Ele repete palavras de ordem contra estrangeiros em programas de televisão, o que é um triunfo para o líder neonazista Sven, que compete com outras duas correntes. Há os neonazistas do oeste da Alemanha, chamados de nipsters, que se vestem como descolados hipsters e têm afinidade com as mídias sociais e, portanto, bem mais sucesso que os neonazistas caipiras de Prittwitz. Há também os neonazistas truculentos locais, dispostos a invadir imediatamente a Polônia.
Sátira sobre Alemanha atual
O filme não pretende só ridicularizar os neonazistas, mas quer ser uma visão satírica da Alemanha de 2015, ridicularizando tanto a esquerda antifascista dogmática, quanto autoridades alemãs e os programas televisivos de debates, que sempre exploram os mesmos escândalos vazios, entre outros.

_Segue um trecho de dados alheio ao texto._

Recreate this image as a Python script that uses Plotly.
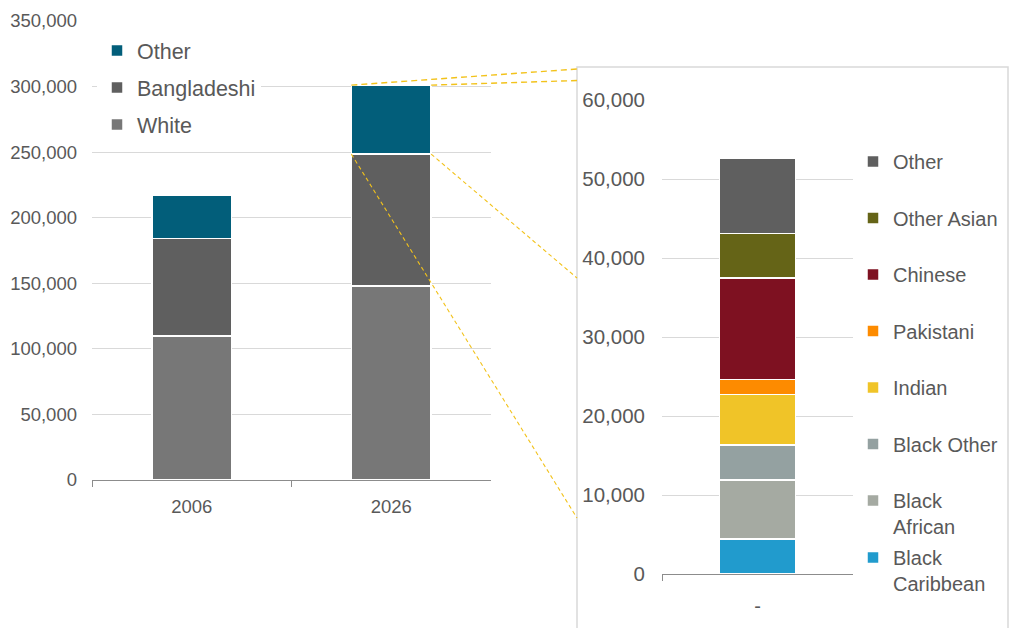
import plotly.graph_objects as go

# ---- data -------------------------------------------------------------
years = ["2006", "2026"]
white = [109700, 147800]
bangladeshi = [74300, 100700]
other_total = [33400, 52600]

left_names = ["White", "Bangladeshi", "Other"]
left_colors = ["#777777", "#5f5f5f", "#025e7a"]

breakdown_groups = ["Black Caribbean", "Black African", "Black Other", "Indian",
                    "Pakistani", "Chinese", "Other Asian", "Other"]
breakdown_labels = ["Black<br>Caribbean", "Black<br>African", "Black Other", "Indian",
                    "Pakistani", "Chinese", "Other Asian", "Other"]
breakdown_values = [4400, 7500, 4400, 6400, 1900, 12900, 5600, 9500]
breakdown_colors = ["#219bcd", "#a5aaa2", "#94a1a1", "#f0c428",
                    "#fd8b00", "#7e1121", "#656417", "#5f5f5f"]
breakdown_category = ["-"]

left_ticks = list(range(0, 350001, 50000))
right_ticks = list(range(0, 60001, 10000))

# ---- layout helpers (page is 1014 x 628 px) ---------------------------
W, H = 1014, 628


def px(x):
    return x / W


def py(y):
    return 1 - y / H


TEXT = "#595959"
FONT = "Liberation Sans, Arial, sans-serif"
GRID = "#d9d9d9"
AXIS = "#8c8c8c"
BAR_W = 0.4

left_xdom = [px(92), px(491)]
left_ydom = [py(480), py(21)]
right_xdom = [px(662), px(853)]
right_ydom = [py(574), py(100)]
left_max = 350000
right_max = 60000

fig = go.Figure()

left_series = [white, bangladeshi, other_total]
n_left = len(left_names)
for i, (name, vals, col) in enumerate(zip(left_names, left_series, left_colors)):
    fig.add_trace(go.Bar(
        x=years, y=vals, name=name, width=BAR_W,
        marker=dict(color=col, line=dict(color="white", width=1.5)),
        xaxis="x", yaxis="y", legend="legend", legendgroup="L" + name,
        legendrank=n_left - i,
    ))

n_right = len(breakdown_labels)
for i, (lab, val, col) in enumerate(zip(breakdown_labels, breakdown_values, breakdown_colors)):
    fig.add_trace(go.Bar(
        x=breakdown_category, y=[val], name=lab, width=BAR_W,
        marker=dict(color=col, line=dict(color="white", width=1.5)),
        xaxis="x2", yaxis="y2",
        legend="legend3" if i == 0 else "legend2",
        legendgroup="R" + breakdown_groups[i],
        legendrank=n_right - i,
    ))

# ---- connector lines from the 2026 bar to the breakdown panel --------
panel = dict(x0=577, x1=1008, y0=67)


def left_to_paper(cat_pos, value):
    xd0, xd1 = left_xdom
    yd0, yd1 = left_ydom
    xp = xd0 + (cat_pos + 0.5) / len(years) * (xd1 - xd0)
    yp = yd0 + value / left_max * (yd1 - yd0)
    return xp, yp


def clipped_end(start, target, x_edge):
    (x0, y0), (x1, y1) = start, target
    t = (x_edge - x0) / (x1 - x0)
    return x_edge, y0 + t * (y1 - y0)


i26 = 1
top26 = white[i26] + bangladeshi[i26] + other_total[i26]
mid26 = white[i26] + bangladeshi[i26]
edge = px(panel["x0"])

connectors = [
    (left_to_paper(i26 - BAR_W / 2, top26), (px(panel["x0"]), py(panel["y0"] + 2)), "6px,4px", 1.4),
    (left_to_paper(i26 + BAR_W / 2, top26), (px(panel["x1"]), py(panel["y0"])), "6px,4px", 1.4),
    (left_to_paper(i26 - BAR_W / 2, mid26), (px(577), py(518)), "4px,3px", 1.1),
    (left_to_paper(i26 + BAR_W / 2, mid26), (px(577), py(278)), "4px,3px", 1.1),
]

shapes = []
for start, target, dash, w in connectors:
    end = clipped_end(start, target, edge)
    shapes.append(dict(type="line", xref="paper", yref="paper",
                       x0=start[0], y0=start[1], x1=end[0], y1=end[1],
                       line=dict(color="#f2c21b", width=w, dash=dash), layer="above"))

shapes.append(dict(type="rect", xref="paper", yref="paper",
                   x0=px(panel["x0"]), x1=px(panel["x1"]), y0=-0.1, y1=py(panel["y0"]),
                   line=dict(color="#d9d9d9", width=1.5), fillcolor="rgba(0,0,0,0)",
                   layer="below"))

xaxis_common = dict(type="category", showline=True, linecolor=AXIS, linewidth=1.3,
                    ticks="outside", tickson="boundaries", ticklen=6, tickcolor=AXIS,
                    tickwidth=1.3, showgrid=False, zeroline=False, fixedrange=True,
                    automargin=False)
yaxis_common = dict(showline=False, zeroline=False, gridcolor=GRID, gridwidth=1,
                    tickformat=",", ticks="", fixedrange=True, automargin=False)

fig.update_layout(
    width=W, height=H, autosize=False,
    margin=dict(l=0, r=0, t=0, b=0, autoexpand=False),
    paper_bgcolor="white", plot_bgcolor="rgba(0,0,0,0)",
    barmode="stack", bargap=0.6,
    font=dict(family=FONT, color=TEXT, size=18),
    xaxis=dict(domain=left_xdom, anchor="y", tickfont=dict(size=18.5, color=TEXT),
               ticklabelstandoff=10, **xaxis_common),
    yaxis=dict(domain=left_ydom, anchor="x", range=[0, left_max], tickvals=left_ticks,
               tickfont=dict(size=18.5, color=TEXT), ticklabelstandoff=14, **yaxis_common),
    xaxis2=dict(domain=right_xdom, anchor="y2", tickfont=dict(size=20, color=TEXT),
                ticklabelstandoff=14, **xaxis_common),
    yaxis2=dict(domain=right_ydom, anchor="x2", range=[0, right_max], tickvals=right_ticks,
                tickfont=dict(size=20.5, color=TEXT), ticklabelstandoff=16, **yaxis_common),
    legend=dict(x=px(97), y=py(30), xanchor="left", yanchor="top",
                bgcolor="white", font=dict(size=21.5, color=TEXT, family=FONT),
                traceorder="grouped", tracegroupgap=6, borderwidth=0),
    legend2=dict(x=px(853), y=py(142), xanchor="left", yanchor="top",
                 bgcolor="rgba(0,0,0,0)", font=dict(size=20, color=TEXT, family=FONT),
                 traceorder="grouped", tracegroupgap=27.5, valign="top",
                 borderwidth=0),
    legend3=dict(x=px(853), y=py(538), xanchor="left", yanchor="top",
                 bgcolor="rgba(0,0,0,0)", font=dict(size=20, color=TEXT, family=FONT),
                 valign="top", borderwidth=0),
    shapes=shapes,
    showlegend=True,
)

fig.write_html("out.html")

Às vezes, os episódios individuais acabam sendo bem engraçados. Quando, por exemplo, agentes do Departamento Federal de Proteção à Constituição (BfV, na sigla em alemão), órgão cujas responsabilidades são divididas pelos estados alemães, colocam três espiões disfarçados dentro da cena neonazista de Prittwitz, porque a cidade fictícia fica na divisa entre três estados: Brandemburgo, Turíngia e Saxônia. Afinal, foi essa cooperação paralela e descoordenada de autoridades alemãs a responsável pela incapacidade de se proibir o partido de extrema-direita NPD ou de desvendar os assassinatos praticados pelo grupo neonazista NSU.
A história de violência de extrema-direita na Alemanha é também tão absurda que chega a concorrer com a sátira. Ela é tão perfeita para uma comédia quanto Hitler, desde que Charlie Chaplin o parodiou pela primeira vez. Infelizmente, o filme apresenta esse fracasso na luta contra a extrema-direita paralelamente a uma série de banalidades, fazendo com que esse detalhe se perca, exatamente quando deveria empregar um humor realmente sarcástico e negro.
Falta coragem
Seria fácil dizer que os alemães não conseguem ser engraçados. O que os britânicos conseguem tão facilmente parece ser algo difícil para seus vizinhos. Mas uma prova em contrário é Mein Führer: A Verdade Sobre Adolf Hitler, de 2007. Ele consegue fazer o que Heil não consegue: ridicularizar os nazistas sem diminuir a história ainda incrivelmente cruel do nazismo. "Por quê? Porque queremos entender o que nunca vamos entender", diz uma frase ao final do filme.
O diretor Dani Levy é judeu e suíço. Ele pode fazer o que alemães não judeus não podem. Ou, como disse o comediante Oliver Polak, "eu posso, eu sou judeu". Será que os alemães não conseguem fazer uma comédia sobre o nazismo que toque realmente na ferida?
O escritor Timur Vermes conseguiu fazer isso em 2012, com seu livro Ele está de volta. O texto também procura ser, como Heil, uma crítica atual à mídia e à política alemãs, através da figura de Hitler. Nele, o ditador discursa sobre o assassinato dos judeus, a guerra de extermínio e a ocupação de Leningrado. Vermes consegue tocar na ferida. Só o fato de Hitler falar na primeira pessoa já é prova de que o autor realmente foi corajoso.
Após grandes dramas alemães sobre jovens neonazistas, como o filme Combat Girls, de 2011, seria hora de também surgirem comédias realmente mordazes sobre o tema. Essa coragem é algo que falta em Heil.